Lakewood is now the sixth Washington city to participate in a federal immigration program that encourages job creation through foreign investment.
City leaders learned last week that U.S. Citizenship and Immigration Services accepted their application into the Immigrant Investor Pilot Program.
The designation means areas of Lakewood — Pacific Highway and South Tacoma Way, Tillicum-Woodbrook-Springbrook and a neighborhood near Towne Center — are now regional centers for the program, also known as EB-5.
Through the 17-year-old program, foreigners can obtain visas into the United States by investing at least $1 million in a commercial venture that creates at least 10 jobs.
If the investment is made in a regional center with a high unemployment rate, such as the ones created in Lakewood, non-citizens must invest at least $500,000 into a new or existing business that creates 10 jobs.
Ellie Chambers-Grady, Lakewood’s economic development manager, says the program is suited for a city that is looking for ways to improve its neighborhoods.
“What this does is it gives us an opportunity to have someone come into this market, invest in this market,” she said. “We think this is a great strategy because it allows us to tap into resources that wouldn’t have been available to us otherwise.”
The city has hired Seattle-based American Life, Inc. to find foreign investors and get the program running.

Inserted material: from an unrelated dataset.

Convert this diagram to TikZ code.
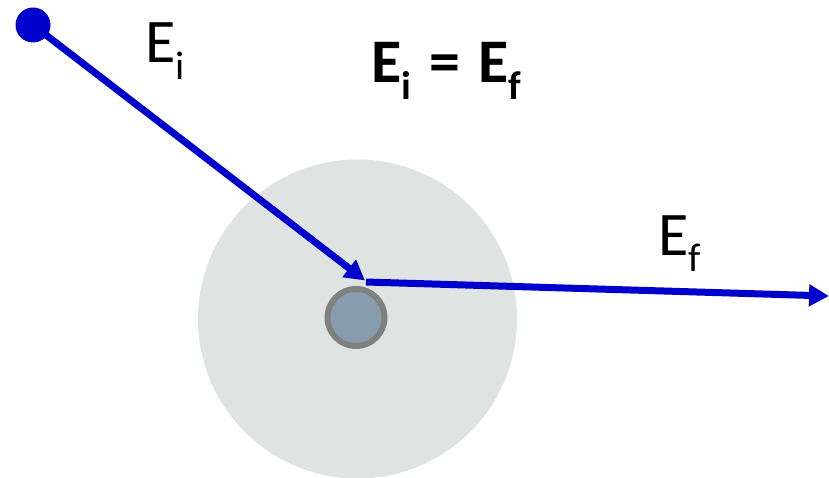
\documentclass[tikz,border=0pt]{standalone}
\usepackage{fontspec}
\setmainfont{Carlito}
\usetikzlibrary{arrows.meta}
\definecolor{beamBlue}{RGB}{0,0,204}
\definecolor{cloudGray}{RGB}{223,227,226}
\definecolor{coreFill}{RGB}{135,157,174}
\definecolor{coreRim}{RGB}{127,129,128}
\newcommand{\esub}[1]{\raisebox{-0.26em}{\fontsize{40}{42}\selectfont #1}}
\begin{document}
\begin{tikzpicture}[x=1pt, y=-1pt,
  beam/.style={draw=beamBlue, line width=7pt, -{Triangle[length=20pt,width=21pt]}},
  elabel/.style={inner sep=0pt, anchor=base west, font=\fontsize{62}{64}\selectfont}]
\useasboundingbox (0,0) rectangle (829,478);
% Atom: electron cloud and nucleus
\fill[cloudGray] (357.5,319) circle (159.5);
\node[circle, fill=coreFill, draw=coreRim, line width=6pt, minimum size=57pt, inner sep=0pt] (core) at (356,317.5) {};
% Incoming and outgoing particle
\node[circle, fill=beamBlue, minimum size=35pt, inner sep=0pt] (src) at (33,25) {};
\coordinate (hit) at (365,280.5);
\coordinate (kick) at (366,282);
\coordinate (out) at (829,296);
\draw[beam] (src.center) -- (hit);
\draw[beam] (kick) -- (out);
% Labels
\node[elabel] (ei) at (145,63) {E\esub{i}};
\node[elabel] (ef) at (658,255) {E\esub{f}};
\node[elabel, font=\fontsize{62}{64}\selectfont\bfseries] (eq) at (371,83) {E\esub{i}\hspace{4pt} = \hspace{4pt}E\esub{f}};
\end{tikzpicture}
\end{document}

It’s the same company that worked with Tacoma, Seattle and Everett to get their immigrant investment programs running. Renton and Bellingham are the two other EB-5 communities in the state.
Bob Levin, private capital division manager for City of Tacoma, said the EB-5 program helped lead to American Life’s $3 million purchase last year of the vacant Foremost Dairy building at South 25th Street and South Pacific Avenue.
But the building is still awaiting its makeover, a sign that even overseas investors are feeling the economic downturn, he said.
“We think as the capital markets thaw a little bit, we may see some progress,” Levin said.
American Life also purchased property in Seattle’s SoDo district, which Lakewood officials pointed to when they applied for EB-5 status early this year.
In an interview with The News Tribune last year, American Life President Henry Liebman said the company has brought more than 400 investors to the U.S. from more than 30 countries with more than 40 investment projects, most in Seattle.
He said most of those investors are from the United Kingdom, the Netherlands, Japan, South Korea, China and India, and most of them don’t live in the Puget Sound region.
Chambers-Grady said foreigners who participate in the EB-5 program are screened by the federal government.
She said the EB-5 designation complements Lakewood’s other efforts to develop its economy, such as recent master plans to improve Tillicum and Woodbrook and road improvements along Pacific Highway Southwest.
“This is just another element of those efforts,” she said.